Under certain conditions, radiation treatment can also enhance the immune response. For example, radiation exposure can provide a source of antigen that is well-suited for cross presentation by the host antigen-presenting cells (i.e., dendritic cells) which in turn can induce an antigen-specific immune response during radiotherapy of cancer patients. In addition, other immunopotentiating properties of radiation therapy have been observed, for example its influence on the tumor microenvironment which includes enhancing cell trafficking to tumor sites. At present, the numerous distinct and overlapping cell signaling pathways induced by radiation exposure and their interaction is not entirely understood. But understanding a fuller understanding of these pathways is needed for developing more efficient radiotherapies with beneficial, rather than pathological, biological and immunological consequences (Park B et al. 2014 Int J Mol Sci 15(1):917-943; Eriksson D et al., 2010 Tumor Biol. 31:363-72; Verheij Met al. 2000 Cell Tissue Res 301:133-142).

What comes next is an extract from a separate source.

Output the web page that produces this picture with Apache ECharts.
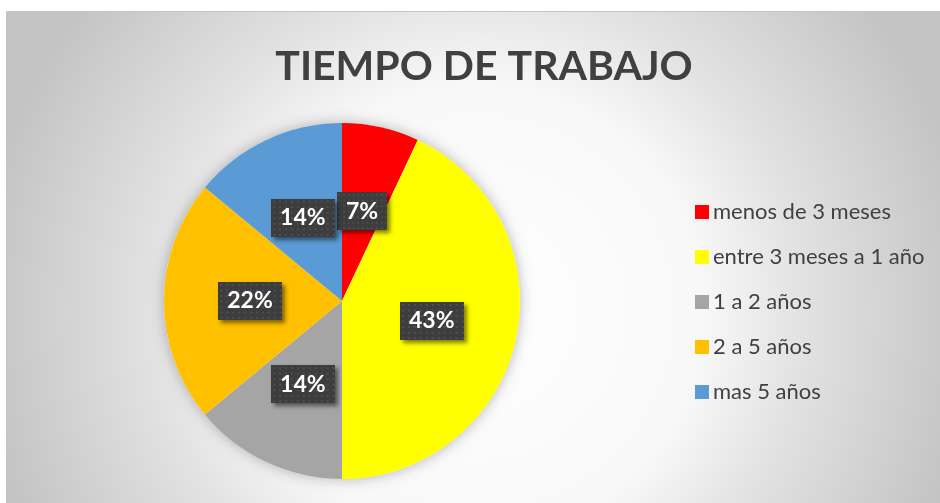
<!DOCTYPE html>
<html>
<head>
<meta charset="utf-8">
<script src="https://cdn.jsdelivr.net/npm/echarts@6/dist/echarts.min.js"></script>
<style>
  html, body { margin: 0; padding: 0; background: #fff; }
  #chart { width: 940px; height: 503px; }
</style>
</head>
<body>
<div id="chart"></div>
<script>
var categories = ['menos de 3 meses', 'entre 3 meses a 1 año', '1 a 2 años', '2 a 5 años', 'mas 5 años'];
var percents = [7, 43, 14, 22, 14];
var colors = ['#ff0000', '#ffff00', '#a5a5a5', '#ffc000', '#5b9bd5'];

// dotted dark box used behind the data labels
function dotted(w, h) {
  var c = document.createElement('canvas');
  c.width = w; c.height = h;
  var ctx = c.getContext('2d');
  ctx.fillStyle = '#3d3d3d';
  ctx.fillRect(0, 0, w, h);
  ctx.fillStyle = '#4f4f4f';
  for (var y = 2; y < h; y += 6) {
    for (var x = 2; x < w; x += 6) {
      ctx.fillRect(x, y, 2, 2);
    }
  }
  return c;
}
var labelBg = dotted(64, 41);

var pieData = [];
for (var i = 0; i < categories.length; i++) {
  pieData.push({ name: categories[i], value: percents[i], itemStyle: { color: colors[i] } });
}

var chart = echarts.init(document.getElementById('chart'));

var option = {
  animation: false,
  graphic: [{
    type: 'rect',
    z: -10,
    silent: true,
    shape: { x: 6.5, y: 11.5, width: 940, height: 500 },
    style: {
      fill: new echarts.graphic.RadialGradient(0.5, 0.6, 1.0, [
        { offset: 0, color: '#ffffff' },
        { offset: 0.45, color: '#f8f8f8' },
        { offset: 0.65, color: '#e2e2e2' },
        { offset: 1, color: '#c3c3c3' }
      ]),
      stroke: '#c4c4c4',
      lineWidth: 1
    }
  }],
  title: {
    text: 'TIEMPO DE TRABAJO',
    left: 479,
    textAlign: 'center',
    top: 37,
    textStyle: {
      fontFamily: 'Lato',
      fontWeight: 'bold',
      fontSize: 41,
      lineHeight: 50,
      color: '#404040'
    }
  },
  legend: {
    data: categories,
    orient: 'vertical',
    left: 690,
    top: 195,
    icon: 'rect',
    itemWidth: 14,
    itemHeight: 14,
    itemGap: 21,
    textStyle: {
      fontFamily: 'Lato',
      fontSize: 22,
      lineHeight: 24,
      color: '#404040',
      padding: [0, 0, 0, -1]
    }
  },
  series: [
    {
      type: 'pie',
      silent: true,
      z: 1,
      center: [342, 301],
      radius: 178,
      label: { show: false },
      labelLine: { show: false },
      itemStyle: {
        color: '#ffffff',
        shadowBlur: 14,
        shadowColor: 'rgba(0,0,0,0.28)'
      },
      data: [{ value: 100 }]
    },
    {
      name: 'Tiempo de trabajo',
      type: 'pie',
      z: 2,
      center: [342, 301],
      radius: 178,
      startAngle: 90,
      clockwise: true,
      itemStyle: { borderWidth: 0 },
      label: {
        show: true,
        position: 'inside',
        formatter: '{c}%',
        fontFamily: 'Lato',
        fontWeight: 'bold',
        fontSize: 23,
        color: '#ffffff',
        backgroundColor: { image: labelBg },
        padding: [8, 9, 7, 9],
        shadowColor: 'rgba(0,0,0,0.5)',
        shadowBlur: 4,
        shadowOffsetX: 3,
        shadowOffsetY: 3
      },
      labelLine: { show: false },
      data: pieData
    }
  ]
};

chart.setOption(option);
</script>
</body>
</html>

Several cytokines are believed play a role in innate defenses against ionizing radiation. For example, some studies indicated that mice can be protected from death by administration of interleukin-1 (IL-1), tumor necrosis factor (TNF), stem cell factor (SCF), IL-12, or basic fibroblast growth factor (bFGF), within 18-24 hrs prior to whole body irradiation (Heslet L et al. 2012 Int K Gen Med 5:105-115; Neta R 1997 Stem cells 15:87-94). However, none of these has been developed for use in humans as radioprotective agents.
The Toll-like receptor 5 (TLR5) agonist CBLB502 (entolimod) was granted orphan drug status for reducing the risk of death following a potentially lethal dose of total body irradiation (TBI) when administered during or after exposure to radiation. Entolimod induces nuclear factor NF-κB signaling, activating the innate immune response (Burdelya L et al., 2008 Science 320(5873) 226-230). A single intramuscular injection of entolimod given after a lethal dose of total body irradiation increased survival in tests on non-human primates (NHPs). Entolimod mitigates radiation damage to hematopoietic and gastrointestinal tissues and promotes tissue regeneration. It also accelerates the recovery of peripheral blood cellularity and hemoglobin content, and improves the morphological recovery of hematopoietic and lymphoid organs including bone marrow, thymus, spleen and mesenteric lymph nodes. In addition, treatment with entolimod increased circulating levels of the cytokines G-CSF, IL-6, IL-8 and IL-10 in the peripheral blood. (Krivokrysenko V et al. 2015 PLoS One 10(9): e0135388; Krivokrysenko V et al. 2012 J Pharmacol Exp Ther 343(2)). See also WO 2016/109002.
There remains a need for additional safe and effective therapeutic agents for the treatment and prevention of radiation induced cell and tissue damage and for the treatment and prevention of radiation-induced diseases, disorders, and conditions.